"Les humains ne sont pas très doués pour prédire ce qui va les rendre heureux"
Par Le pôle Édition de France Inter
De nombreuses recherches ont étudié le lien entre le revenu et le sentiment de bonheur. On constate un effet du revenu sur le bien-être - l'argent contribue au bonheur, oui mais seulement dans une certaine mesure. Rébecca Shankland, psychologue, fait le point dans "Grand bien vous fasse".
Rébecca Shankland : "On s'aperçoit dans les recherches que le fait de manquer d'argent représente vraiment un facteur de stress très important : à la fois un stress par rapport à sa propre survie, à sa propre santé, mais aussi à celle des proches, au développement de ses enfants. Pour certaines familles, c'est vraiment un stress permanent ; on voit bien que c'est une entrave forte à la question du bonheur.
Mais une fois que la sécurité matérielle est assurée, finalement on s'aperçoit que l'argent est assez faiblement corrélé au bonheur. Donc le surplus d'argent, on va dire, par rapport à cette sécurité matérielle, est assez faiblement corrélé au bonheur.
Alors qu'il pourrait l'être parce qu’on s'aperçoit que l'argent souvent est utilisé pour des choses qui, au final, ne sont pas celles qui apportent le plus de bonheur.
Un exemple : il y a un certain nombre de recherches qui ont été menées par Elizabeth Dunn qui ont mis en évidence que les humains ne sont pas très doués pour prédire ce qui va les rendre heureux.
On a l'impression que le fait de s'acheter des biens matériels, par exemple, va nous faire du bien. Et d'ailleurs souvent, quand quelqu'un passe une période difficile, on lui dit "Offre-toi quelque chose", on pense que ça peut renforcer ce sentiment de bien-être. Alors qu'en réalité, non seulement c'est très éphémère, mais plus l'argent est présent, plus ça va diminuer notre capacité à savourer les bons moments ou à savourer les choses positives que l'on rencontre.
Donc, l'argent est à la fois une aide lorsqu'on a des besoins matériels, mais une entrave lorsqu'il y a beaucoup d'argent à disposition.
Et on est aussi soumis au phénomène d'adaptation hédonique : les humains s'adaptent très rapidement à tout ce qui est agréable, confortable et vont chercher toujours plus, toujours mieux. C'est intarissable, cette recherche de biens matériels, de confort, etc.

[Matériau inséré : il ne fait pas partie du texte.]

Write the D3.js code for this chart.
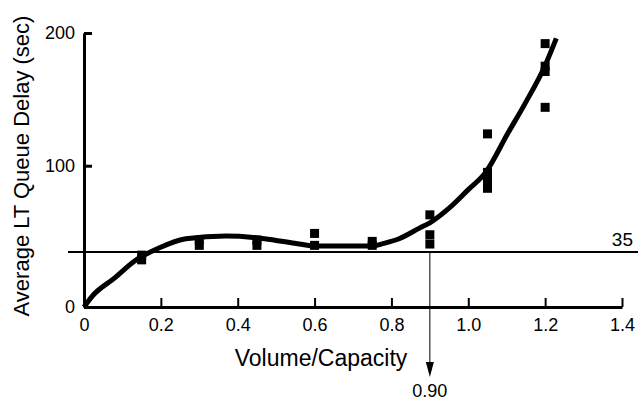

Ce qui a été mis en évidence également, c'est qu'on a plus tendance tendance à être à la recherche d'un plaisir immédiat. Or, on a plus de sentiment de bonheur lorsqu'on anticipe un plaisir qui va arriver plus tard - par exemple si je sais que dans quelques mois, on pourra partir à tel endroit où on pourra se reposer, etc, : le fait d'y penser régulièrement m'apporte du bien être au quotidien, alors que pouvoir prendre immédiatement l'avion pour partir à l'autre bout de la planète pour un oui ou pour un non, cela apporte en fait moins de bonheur.
Donc il y a ces différentes entraves qui montrent que finalement, oui, l'argent pourrait contribuer à plus de bonheur mais il y contribue surtout lorsqu'on utilise cet argent pour bénéficier à d'autres personnes.
Lorsqu'on va être attentif au bonheur d'autres personnes, ça a beaucoup plus d'effet sur notre bonheur personnel puisque ça va augmenter notre sentiment d'utilité sociale, le sentiment que la vie a du sens, le sentiment d'être en accord avec ses valeurs pro-sociales ou pro-environnementales. Et lorsqu'on en fait, ça va avoir des effets beaucoup plus durables.
Imaginons : vous trouvez par exemple 200 € dans la rue. Bien sûr, sur le coup, vous avez des émotions positives. Vous décidez de vous acheter quelque chose qui vous fait vraiment plaisir. Ça vous fait plaisir sur le moment. Mais imaginons que vous vous dites "Ces 200 €, je vais les utiliser pour aider à la scolarisation d'une jeune fille au Népal". En fait, cette action, vous allez pouvoir y repenser toute l'année et ça va avoir les mêmes effets de manière durable.
C'est vraiment cette idée qu'on pense que de se faire plaisir tout de suite, ça va apporter plus de plaisir, mais en réalité, c'est vraiment le pouvoir d'apporter quelque chose à d'autres qui a plus d'effet.
Les recherches montrent que les plaisirs intenses sont associés à moins de bien-être que des petits plaisirs du quotidien, et notamment ceux qui sont du côté du bien-être eudémonique, qui est lié au sens, au prendre soin".